While working for a new hydraulic distributor who dealt with mobile and marine customers, we sold a fixed displacement pump that produced twice the flow that was required for a street sweeping machine. When the problem was discovered, one of our countermen gave the customer a 50/50 restrictive flow divider to fix the problem. He told the customer that half of the fluid would now be diverted to the reservoir, and his system should work correctly. The first report we got was that things were great, and the customer was pleased at the easy fix. But soon after, we got the call that the system was overheating.
What the counterman did not understand is that a positive displacement pump is a relatively unintelligent device. All it knows is that it is being driven by a prime mover to push out fluid against a resistance. It has no idea how much fluid is needed or how big the resistance is. It will push until something gives way or until it reaches the limits of the prime mover. If we add any type of restrictive flow control to the fluid stream, the pump will still have to push all the fluid against the resistive load; it will energize all the fluid. The energized fluid that does not perform useful work will release its energy in the form of heat at the location where the pressure is reduced. In the case of the street sweeper, about 11 gallons/minute at 1500 PSI were being released into the already undersized reservoir adding 425 BTU/minute.
Going back to the overpowered ferrule transfer system, how do you set up the speed control for a pneumatic system that will minimize the energy loss?
Here is the ideal way to set the flow control for a pneumatic device: First, choose a cylinder that can develop an appropriate force for the work to be accomplished given the available system pressure. Install a pressure regulator upstream from the directional valve if the load is the same extending and retracting, or on each of the working ports if there is a substantial difference in load extending and retracting. Then add meter-out flow controls to the working ports. Open up the flow controls all the way. Set the pressure regulator(s) at the lowest available pressure. Apply the load to the cylinder and energize the directional control. The cylinder should not move. Now increase the pressure until the load begins to move. Continue to increase the pressure until the cylinder is traveling a little faster than desired. Now adjust the meter-out flow control to tune in the desired speed. You now have a system that will not squander the inventory of stored air molecules.
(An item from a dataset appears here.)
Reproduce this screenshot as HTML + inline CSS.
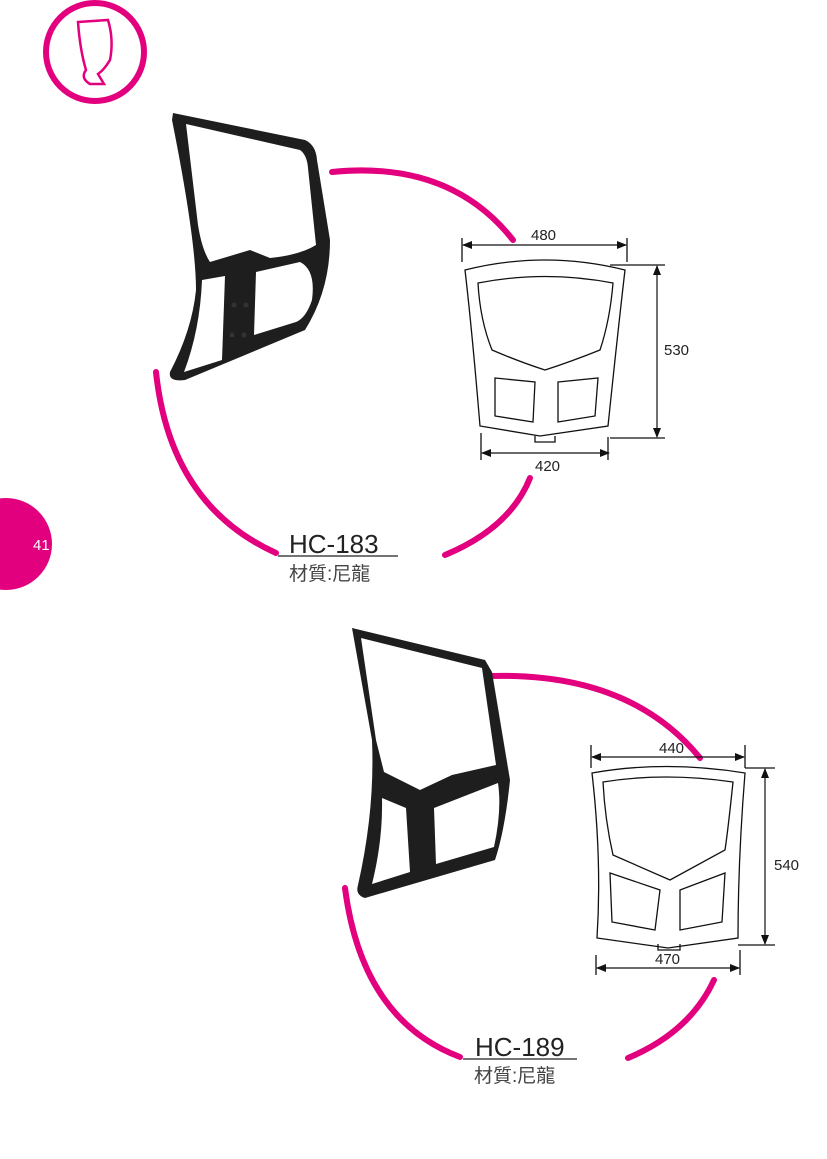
<!DOCTYPE html>
<html><head><meta charset="utf-8"><style>
body{margin:0;background:#fff;}
svg{display:block}
</style></head><body>
<svg width="827" height="1159" viewBox="0 0 827 1159" xmlns="http://www.w3.org/2000/svg" font-family="Liberation Sans, Noto Sans CJK TC, sans-serif">
<defs>
<marker id="a" markerWidth="10" markerHeight="8" refX="9" refY="4" orient="auto-start-reverse" markerUnits="userSpaceOnUse"><path d="M0,0 L10,4 L0,8 Z" fill="#111"/></marker>
</defs>
<!-- logo -->
<circle cx="95" cy="52" r="49" fill="none" stroke="#e3007f" stroke-width="6"/>
<path d="M78,22 L108,20 Q114,40 110,60 Q104,70 98,74 L104,84 L90,84 Q80,78 86,70 Q80,50 78,22Z" fill="none" stroke="#e3007f" stroke-width="2.5"/>
<!-- page number -->
<circle cx="6" cy="544" r="46" fill="#e3007f"/>
<text x="33" y="550" font-size="15" fill="#fff">41</text>

<g fill="none" stroke="#e3007f" stroke-width="6" stroke-linecap="round">
<path d="M332,172 Q450,160 513,240"/>
<path d="M156,372 Q170,505 276,553"/>
<path d="M530,478 Q510,528 445,555"/>
<path d="M490,676 Q630,672 700,758"/>
<path d="M345,888 Q362,1020 460,1057"/>
<path d="M714,980 Q690,1032 628,1058"/>
</g>

<!-- chair 1 photo -->
<path fill-rule="evenodd" fill="#1e1e1e" d="M173,113 L305,140 Q316,145 317,160 L330,240 Q330,290 305,330 L185,380 Q168,382 170,372 Q192,330 196,290 Q196,240 172,120 Z
M186,124 L300,150 Q307,155 308,168 L316,245 Q300,255 270,258 L250,250 L210,262 Q202,250 198,225 Z
M202,280 L225,276 L222,360 L184,372 Q200,330 202,280 Z
M256,272 L300,262 Q316,270 312,300 Q306,318 296,322 L254,335 Z"/>
<g fill="#333"><circle cx="234" cy="305" r="2.5"/><circle cx="246" cy="305" r="2.5"/><circle cx="232" cy="335" r="2.5"/><circle cx="244" cy="335" r="2.5"/></g>

<!-- chair 2 photo -->
<path fill-rule="evenodd" fill="#1e1e1e" d="M352,628 L485,660 L492,672 L510,780 Q505,830 495,860 L365,898 Q355,895 358,885 Q375,810 372,740 Z
M361,638 L482,668 L496,765 L452,775 L420,790 L384,772 L376,740 Z
M382,798 L406,808 L410,872 L372,884 Q383,840 382,798 Z
M434,808 L498,783 Q502,810 494,847 L436,864 Z"/>

<!-- drawing 1 -->
<g fill="none" stroke="#111" stroke-width="1.3">
<path d="M465,270 Q545,250 625,270 Q618,330 608,426 L540,436 L480,426 Q472,330 465,270Z"/>
<path d="M478,283 Q545,270 613,283 Q610,320 600,350 Q570,362 545,370 Q520,362 492,350 Q480,320 478,283Z"/>
<path d="M495,378 L535,382 L533,422 L495,416Z"/>
<path d="M558,382 L598,378 L595,416 L558,422Z"/>
<path d="M535,436 L535,442 L555,442 L555,436"/>
<path d="M462,238 V262 M627,238 V262 M608,437 V460 M481,433 V460 M610,265 H665 M610,438 H665"/>
</g>
<g stroke="#111" stroke-width="1.2">
<line x1="463" y1="245" x2="626" y2="245" marker-start="url(#a)" marker-end="url(#a)"/>
<line x1="657" y1="266" x2="657" y2="437" marker-start="url(#a)" marker-end="url(#a)"/>
<line x1="482" y1="453" x2="609" y2="453" marker-start="url(#a)" marker-end="url(#a)"/>
</g>
<g font-size="15" fill="#222">
<text x="531" y="240">480</text>
<text x="664" y="355">530</text>
<text x="535" y="471">420</text>
</g>

<!-- drawing 2 -->
<g fill="none" stroke="#111" stroke-width="1.3">
<path d="M592,773 Q665,760 745,773 Q738,860 738,938 L668,948 L597,938 Q602,860 592,773Z"/>
<path d="M603,782 Q665,772 733,782 Q728,830 725,850 L670,880 L613,855 Q605,820 603,782Z"/>
<path d="M610,873 L660,890 L655,930 L612,922Z"/>
<path d="M680,890 L725,873 L722,922 L680,930Z"/>
<path d="M658,944 V950 H680 V944"/>
<path d="M591,745 V768 M745,745 V768 M596,955 V975 M740,950 V975 M745,768 H775 M738,945 H775"/>
</g>
<g stroke="#111" stroke-width="1.2">
<line x1="592" y1="757" x2="744" y2="757" marker-start="url(#a)" marker-end="url(#a)"/>
<line x1="765" y1="769" x2="765" y2="944" marker-start="url(#a)" marker-end="url(#a)"/>
<line x1="597" y1="968" x2="739" y2="968" marker-start="url(#a)" marker-end="url(#a)"/>
</g>
<g font-size="15" fill="#222">
<text x="659" y="753">440</text>
<text x="774" y="870">540</text>
<text x="655" y="964">470</text>
</g>

<!-- labels -->
<text x="289" y="553" font-size="26" fill="#222">HC-183</text>
<line x1="278" y1="556" x2="398" y2="556" stroke="#222" stroke-width="1.3"/>
<text x="289" y="580" font-size="19" fill="#444">材質:尼龍</text>
<text x="475" y="1056" font-size="26" fill="#222">HC-189</text>
<line x1="463" y1="1059" x2="577" y2="1059" stroke="#222" stroke-width="1.3"/>
<text x="474" y="1082" font-size="19" fill="#444">材質:尼龍</text>
</svg>
</body></html>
Ok, how do we deal with the street sweeper? Well, we should try and apply the correct pump. But sometimes that is not practical. There is a way to divert the extra fluid to the reservoir without wasting very much energy. By using a displacement flow divider (usually a gear flow divider), we can do some amazing things. If we had directed the flow from the 22-gallon pump on the street sweeper through a 50/50 displacement flow divider, something very different would have happened. Half the flow would have been directed to the work, and half would have been directed to the reservoir as before. But this time, the extra fluid would be used to boost the pressure in the working fluid. The result would be a resistive pressure of only 750 PSI applied to the total flow. All the fluid would be doing useful work, and so the only wasted energy would be that used to rotate the displacement flow divider.